U.S. equities rallied with the Dow up 1.87% (more than 800 points) to 46,429.56, the NASDAQ +1.96% to 22,071.52 and the S&P 500 +1.75% to 6,620.06. Consumer discretionary led sectors (+3%) while energy was flatish (+0.3%); oil dropped 9.9% to $88.53 and gold fell 2.5% to $4,460.40, highlighting commodity-driven rotation. Asian markets closed sharply lower (Nikkei -3.48%, Hang Seng -3.54%, Shanghai -3.63%) even as European indices gained; economic datapoints show the Chicago Fed National Activity Index slid to -0.11 (Feb) and U.S. construction spending fell 0.3% m/m in Jan to an annual $2.19T.

Analysis

The market’s risk-on move is asymmetric: equity risk appetite is being supported by a sharp relief in commodity cost pressure while core demand indicators (Chicago Fed index, construction spending) are showing early softening.
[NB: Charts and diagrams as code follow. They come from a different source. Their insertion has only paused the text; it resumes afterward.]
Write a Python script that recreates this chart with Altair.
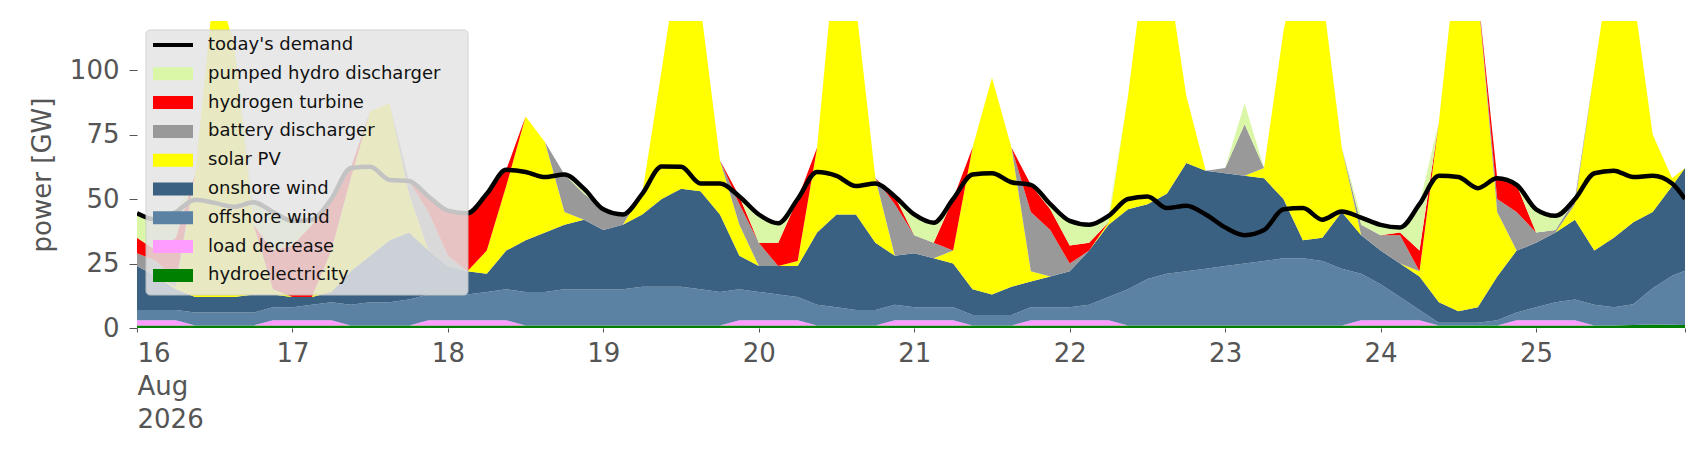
import numpy as np
import pandas as pd
import altair as alt

# time in days since 16 Aug 2026 00:00, 3-hourly + last hour
t = [d + h / 8 for d in range(10) for h in range(8)] + [9.958]

demand = [44.5, 42, 45, 49.7, 48.5, 47, 48.7, 45,
          41.5, 42, 50, 62, 62.5, 57.4, 57, 51,
          45.5, 44.5, 52, 61.3, 60.5, 58.5, 59.5, 54,
          46, 44, 52, 62.6, 62.5, 56, 56, 51,
          44, 40.6, 50, 60.5, 59, 55, 56, 51,
          44, 40.8, 50, 59.5, 60, 56.5, 55.5, 48,
          41.5, 40, 43.5, 50, 51, 46.5, 47.4, 44,
          39, 36, 38, 46, 46.5, 42, 45.2, 42.8,
          40, 39, 48, 59, 58.5, 54.2, 58, 55.5,
          46, 43.5, 50, 60, 61, 58.5, 59, 56, 50]

hydro = [1, 1, 1, 1, 1, 1, 1, 1,
         1, 1, 1, 1, 1, 1, 1, 1,
         1, 1, 1, 1, 1, 1, 1, 1,
         1, 1, 1, 1, 1, 1, 1, 1,
         1, 1, 1, 1, 1, 1, 1, 1,
         1, 1, 1, 1, 1, 1, 1, 1,
         1, 1, 1, 1, 1, 1, 1, 1,
         1, 1, 1, 1, 1, 1, 1, 1,
         1, 1, 1, 1, 1, 1, 1, 1,
         1, 1, 1, 1, 1, 1.2, 1.4, 1.3, 1.2]

load = [2, 2, 2, 0, 0, 0, 0, 2,
        2, 2, 2, 0, 0, 0, 0, 2,
        2, 2, 2, 2, 0, 0, 0, 0,
        0, 0, 0, 0, 0, 0, 0, 2,
        2, 2, 2, 0, 0, 0, 0, 2,
        2, 2, 2, 0, 0, 0, 2, 2,
        2, 2, 2, 0, 0, 0, 0, 0,
        0, 0, 0, 0, 0, 0, 0, 2,
        2, 2, 2, 0, 0, 0, 0, 2,
        2, 2, 2, 0, 0, 0, 0, 0, 0]

offshore = [4, 4, 4, 5, 5, 5, 5, 5,
            5, 6, 7, 8, 9, 9, 10, 10,
            10, 10, 11, 12, 13, 13, 14, 14,
            14, 14, 15, 15, 15, 14, 13, 12,
            11, 10, 9, 8, 7, 6, 6, 6,
            5, 5, 5, 4, 4, 4, 5, 5,
            5, 6, 9, 14, 18, 20, 21, 22,
            23, 24, 25, 26, 26, 25, 22, 18,
            14, 9, 4, 1, 1, 1, 2, 3,
            5, 7, 8, 8, 7, 8, 14, 19, 21]

# upper edges of the stacked layers above offshore wind
onshore_top = [24, 20, 15, 12, 12, 12, 13, 13,
               12, 12, 14, 22, 28, 34, 37, 30,
               24, 22, 21, 30, 34, 37, 40, 42,
               38, 40, 44, 50, 54, 53, 44, 28,
               24, 24, 24, 37, 44, 44, 33, 28,
               29, 27, 25, 15, 13, 16, 18, 20,
               22, 30, 40, 46, 48, 52, 64, 61,
               60, 59, 58, 50, 34, 35, 45, 36,
               30, 25, 20, 10, 6.5, 8, 20, 30,
               33, 37, 42, 30, 35, 41, 45, 55, 62]

solar_top = [24, 20, 16, 60, 135, 110, 40, 15,
             12, 12, 30, 58, 84, 87, 52, 30,
             24, 22, 30, 55, 82, 72, 45, 42,
             38, 40, 52, 100, 150, 125, 65, 40,
             24, 24, 26, 70, 150, 125, 58, 28,
             29, 27, 30, 70, 97, 70, 22, 20,
             22, 30, 41, 90, 150, 140, 90, 61,
             60, 59, 62, 115, 150, 130, 70, 36,
             30, 25, 22, 80, 150, 130, 45, 30,
             33, 37, 48, 100, 150, 130, 75, 58, 62]

battery_top = [29, 26, 18, 60, 135, 110, 40, 15,
               12, 12, 30, 58, 84, 87, 57, 45,
               28, 22, 30, 55, 82, 72, 59.5, 52,
               46, 44, 52, 100, 150, 125, 65, 48,
               33, 24, 26, 70, 150, 125, 58, 48,
               36, 33, 30, 70, 97, 70, 45, 38,
               25, 30, 41, 90, 150, 140, 90, 61,
               62, 79, 62, 115, 150, 130, 70, 40,
               36, 36, 22, 80, 150, 130, 50, 45,
               37, 38, 50, 100, 150, 130, 75, 58, 62]

hydrogen_top = [35, 30, 35, 60, 135, 110, 40, 30,
                32, 40, 50, 62, 84, 87, 57, 51,
                45.5, 44.5, 52, 61.3, 82, 72, 59.5, 52,
                46, 44, 52, 100, 150, 125, 65, 51,
                33, 33, 50, 70, 150, 125, 58, 51,
                36, 33, 50, 70, 97, 70, 55.5, 46,
                32, 33, 41, 90, 150, 140, 90, 61,
                62, 79, 62, 115, 150, 130, 70, 40,
                36, 37, 30, 80, 150, 130, 58, 55.5,
                37, 38, 50, 100, 150, 130, 75, 58, 62]

pumped_top = [44, 42, 45, 60, 135, 110, 48.7, 45,
              41, 42, 50, 62, 84, 87, 57, 51,
              45.5, 44.5, 52, 61.3, 82, 72, 59.5, 54,
              46, 44, 52, 100, 150, 125, 65, 51,
              44, 40.6, 50, 70, 150, 125, 58, 51,
              44, 41, 50, 70, 97, 70, 55.5, 48,
              41.5, 40, 43.5, 90, 150, 140, 90, 61,
              62, 87, 62, 115, 150, 130, 70, 43,
              40, 39, 48, 80, 150, 130, 58, 55.5,
              45, 44, 50, 100, 150, 130, 75, 58, 62]

names = ['hydroelectricity', 'load decrease', 'offshore wind', 'onshore wind', 'solar PV',
         'battery discharger', 'hydrogen turbine', 'pumped hydro discharger']
colors = ['#008000', '#ff9cff', '#5b82a3', '#3b6182', '#ffff00', '#999999', '#ff0000', '#daf7a8']

# turn the read upper edges into layer heights
base = np.array(hydro) + np.array(load) + np.array(offshore)
comps = [np.array(hydro, float), np.array(load, float), np.array(offshore, float)]
prev = base
for top in [onshore_top, solar_top, battery_top, hydrogen_top, pumped_top]:
    top = np.maximum(np.array(top, float), prev)
    comps.append(top - prev)
    prev = top

rows = []
for k, (n, c) in enumerate(zip(names, comps)):
    for ti, v in zip(t, c):
        rows.append({'t': ti, 'tech': n, 'value': v, 'ord': k})
df = pd.DataFrame(rows)
dem = pd.DataFrame({'t': t, 'demand': demand})

xs = alt.Scale(domain=[0, 9.958], nice=False, zero=False)
ys = alt.Scale(domain=[0, 119], nice=False)

xaxis = alt.Axis(values=list(range(10)) + [9.958], grid=False, domain=False, tickColor='#555555',
                 tickSize=4, labelFontSize=26, labelColor='#555555', labelPadding=8,
                 labelExpr="datum.value == 0 ? ['16', 'Aug', '2026'] : (datum.value < 9.5 ? '' + (16 + datum.value) : '')",
                 labelLineHeight=33, labelBaseline='top', title=None)
yaxis = alt.Axis(values=[0, 25, 50, 75, 100], grid=False, domain=False, tickColor='#555555',
                 tickSize=8, labelFontSize=26, labelColor='#555555', labelPadding=10,
                 title='power [GW]', titleFontSize=26, titleColor='#555555', titleFontWeight='normal',
                 titlePadding=14)

areas = alt.Chart(df).mark_area(interpolate='linear', clip=True).encode(
    x=alt.X('t:Q', scale=xs, axis=xaxis),
    y=alt.Y('value:Q', stack='zero', scale=ys, axis=yaxis),
    color=alt.Color('tech:N', scale=alt.Scale(domain=names, range=colors), legend=None),
    order=alt.Order('ord:Q')
)

line = alt.Chart(dem).mark_line(color='black', strokeWidth=4.5, interpolate='monotone', clip=True).encode(
    x=alt.X('t:Q', scale=xs),
    y=alt.Y('demand:Q', scale=ys)
)

# legend drawn by hand, in pixel space of the plot area
leg_labels = ["today's demand"] + names[::-1]
leg_colors = ['#000000'] + colors[::-1]
leg = pd.DataFrame({'label': leg_labels, 'color': leg_colors, 'row': range(9)})
leg['y'] = 24 + leg['row'] * 28.8
leg['y0'] = leg['y'] - (leg['row'] > 0) * 6.5 - (leg['row'] == 0) * 2
leg['y1'] = leg['y'] + (leg['row'] > 0) * 6.5 + (leg['row'] == 0) * 2

box = alt.Chart(pd.DataFrame({'a': [0]})).mark_rect(
    color='#e5e5e5', opacity=0.85, stroke='#cccccc', strokeWidth=1, cornerRadius=4
).encode(x=alt.value(9), x2=alt.value(331), y=alt.value(9), y2=alt.value(274))

sym = alt.Chart(leg).mark_rect().encode(
    x=alt.value(16), x2=alt.value(56),
    y=alt.Y('y0:Q', scale=None), y2='y1:Q',
    color=alt.Color('color:N', scale=None)
)
txt = alt.Chart(leg).mark_text(align='left', baseline='middle', fontSize=18, color='#111111').encode(
    x=alt.value(71), y=alt.Y('y:Q', scale=None), text='label:N'
)

chart = alt.layer(areas, line, box, sym, txt).properties(
    width=1548, height=307,
    autosize=alt.AutoSizeParams(type='none'),
    padding={'left': 129, 'top': 13, 'right': 13, 'bottom': 120}
).configure(font='DejaVu Sans').configure_view(stroke=None, strokeWidth=0)

chart.save('out.html', embed_options={'renderer': 'svg', 'actions': False})
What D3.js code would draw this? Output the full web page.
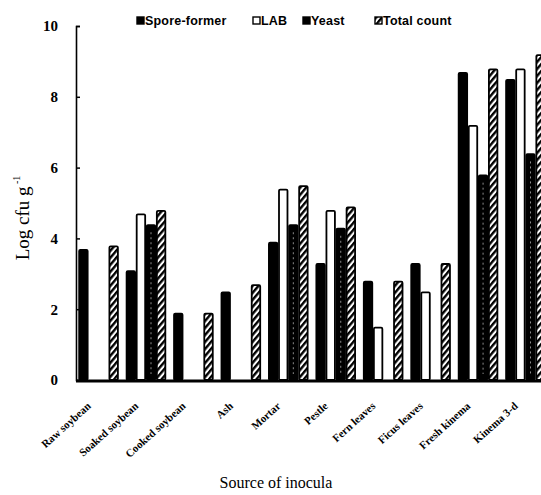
<!DOCTYPE html>
<html>
<head>
<meta charset="utf-8">
<script src="https://cdn.jsdelivr.net/npm/d3@7"></script>
<style>
  body { margin: 0; background: #fff; }
  svg { display: block; }
</style>
</head>
<body>
<svg id="chart" width="541" height="495"></svg>
<script>
const categories = ['Raw soybean', 'Soaked soybean', 'Cooked soybean', 'Ash', 'Mortar',
  'Pestle', 'Fern leaves', 'Ficus leaves', 'Fresh kinema', 'Kinema 3-d'];
const seriesNames = ['Spore-former', 'LAB', 'Yeast', 'Total count'];
const sporeFormer = [3.7, 3.1, 1.9, 2.5, 3.9, 3.3, 2.8, 3.3, 8.7, 8.5];
const lab = [0, 4.7, 0, 0, 5.4, 4.8, 1.5, 2.5, 7.2, 8.8];
const yeast = [0, 4.4, 0, 0, 4.4, 4.3, 0, 0, 5.8, 6.4];
const totalCount = [3.8, 4.8, 1.9, 2.7, 5.5, 4.9, 2.8, 3.3, 8.8, 9.2];
const yTicks = [0, 2, 4, 6, 8, 10];

const seriesValues = [sporeFormer, lab, yeast, totalCount];

const svg = d3.select('#chart');
const y0 = 380, yTop = 26, xLeft = 76;

const y = d3.scaleLinear().domain([0, 10]).range([y0, yTop]);
const x0 = d3.scaleBand().domain(categories).range([xLeft, 548])
  .paddingInner(0.15).paddingOuter(0.05);
const x1 = d3.scaleBand().domain(seriesNames).range([0, x0.bandwidth()]);

// hatch pattern
const defs = svg.append('defs');
const pat = defs.append('pattern')
  .attr('id', 'hatch')
  .attr('patternUnits', 'userSpaceOnUse')
  .attr('width', 4.5).attr('height', 4.5)
  .attr('patternTransform', 'rotate(40)');
pat.append('rect').attr('width', 4.5).attr('height', 4.5).attr('fill', '#fff');
pat.append('line')
  .attr('x1', 1.2).attr('y1', 0).attr('x2', 1.2).attr('y2', 4.5)
  .attr('stroke', '#000').attr('stroke-width', 2.4);

const styleOf = {
  'Spore-former': { fill: '#000', stroke: '#000' },
  'LAB': { fill: '#fff', stroke: '#000' },
  'Yeast': { fill: '#000', stroke: '#000' },
  'Total count': { fill: 'url(#hatch)', stroke: '#000' }
};

const rows = categories.map((c, i) => ({
  cat: c,
  vals: seriesNames.map((s, k) => ({ s, v: seriesValues[k][i] }))
}));

const groups = svg.append('g')
  .selectAll('g')
  .data(rows)
  .enter()
  .append('g')
  .attr('transform', d => `translate(${x0(d.cat)},0)`);

groups.selectAll('rect')
  .data(d => d.vals.filter(e => e.v > 0))
  .enter()
  .append('rect')
  .attr('x', d => x1(d.s) + 0.8)
  .attr('y', d => y(d.v) + 0.8)
  .attr('width', x1.bandwidth() - 1.6)
  .attr('height', d => y0 - y(d.v) - 0.8)
  .attr('rx', 1.2)
  .attr('fill', d => styleOf[d.s].fill)
  .attr('stroke', d => styleOf[d.s].stroke)
  .attr('stroke-width', 1.8);

// faint scan specks on yeast bars
groups.selectAll('line.speck')
  .data(d => d.vals.filter(e => e.s === 'Yeast' && e.v > 0))
  .enter()
  .append('line')
  .attr('class', 'speck')
  .attr('x1', d => x1(d.s) + x1.bandwidth() / 2)
  .attr('x2', d => x1(d.s) + x1.bandwidth() / 2)
  .attr('y1', d => y(d.v) + 8)
  .attr('y2', y0 - 6)
  .attr('stroke', '#fff')
  .attr('stroke-opacity', 0.55)
  .attr('stroke-width', 1)
  .attr('stroke-dasharray', '2,3');

// y axis
const yAxis = svg.append('g')
  .attr('transform', `translate(${xLeft},0)`)
  .call(d3.axisLeft(y).tickValues(yTicks).tickFormat(d3.format('d'))
    .tickSizeInner(-4).tickSizeOuter(-4).tickPadding(18));
yAxis.select('.domain').attr('stroke', '#000').attr('stroke-width', 1.6);
yAxis.selectAll('.tick line').attr('stroke', '#000').attr('stroke-width', 1.5);
yAxis.selectAll('.tick text')
  .attr('font-family', '"Liberation Serif", "DejaVu Serif", serif')
  .attr('font-weight', 'bold')
  .attr('font-size', 15)
  .attr('fill', '#000');

// x axis baseline
svg.append('line')
  .attr('x1', xLeft).attr('x2', 541)
  .attr('y1', y0 + 1).attr('y2', y0 + 1)
  .attr('stroke', '#000').attr('stroke-width', 3);

// category labels
svg.append('g')
  .selectAll('text')
  .data(categories)
  .enter()
  .append('text')
  .attr('transform', d => `translate(${x0(d) + x0.bandwidth() / 2 - 7},${y0 + 27}) rotate(-42)`)
  .attr('text-anchor', 'end')
  .attr('font-family', '"Liberation Serif", "DejaVu Serif", serif')
  .attr('font-weight', 'bold')
  .attr('font-size', 11)
  .text(d => d);

// axis titles
const yt = svg.append('text')
  .attr('transform', `translate(29,${218}) rotate(-90)`)
  .attr('text-anchor', 'middle')
  .attr('font-family', '"Liberation Serif", "DejaVu Serif", serif')
  .attr('font-size', 19);
yt.append('tspan').text('Log cfu g');
yt.append('tspan').attr('dy', -9).attr('font-size', 10).text(' -1');

svg.append('text')
  .attr('x', 276).attr('y', 488)
  .attr('text-anchor', 'middle')
  .attr('font-family', '"Liberation Serif", "DejaVu Serif", serif')
  .attr('font-size', 16)
  .text('Source of inocula');

// legend
const legendX = [137, 253, 303, 375];
const legend = svg.append('g')
  .selectAll('g')
  .data(seriesNames)
  .enter()
  .append('g')
  .attr('transform', (d, i) => `translate(${legendX[i]},17)`);
legend.append('rect')
  .attr('x', 0).attr('y', 0)
  .attr('width', 7).attr('height', 7)
  .attr('fill', d => d === 'Total count' ? 'url(#hatch)' : styleOf[d].fill)
  .attr('stroke', '#000').attr('stroke-width', 1.4);
legend.append('text')
  .attr('x', 8).attr('y', 8)
  .attr('font-family', '"Liberation Sans", Arial, sans-serif')
  .attr('font-weight', 'bold')
  .attr('font-size', 12.5)
  .attr('letter-spacing', 0.2)
  .text(d => d);
</script>
</body>
</html>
The immediate winners are margin-sensitive consumer discretionary retailers — a sustained drop in energy/transportation input costs can mechanically boost gross margins by low-double-digit basis points over the next 1–3 quarters as freight and input inflation re-prices. Conversely, the energy complex and related services face a visible second-order leg down: a near-term oil repricing forces E&P cashflow compression, which typically leads to 90–180 day capex cuts and a delayed hit to rig counts and service revenues; expect 2–3 quarters of headwinds for equipment and drilling services. The regional divergence (US/Europe up, Asia down) is a key risk: weak Asian demand increases the probability of an earnings revision cycle for exporters and materials names over the next 1–4 months even as US consumption receipts look healthier; this creates opportunities for cross-region relative-value trades and FX-led hedges. Macro catalysts to watch that will flip the tape: US inflation/momentum prints (next 30–60 days) that re-price real rates, and Chinese activity/capex prints which can re-inflate commodity prices quickly. A failed follow-through in US growth data would expose this rally as positioning-driven rather than fundamentals-driven and would favor volatility and defensive cyclicals within 2–6 weeks.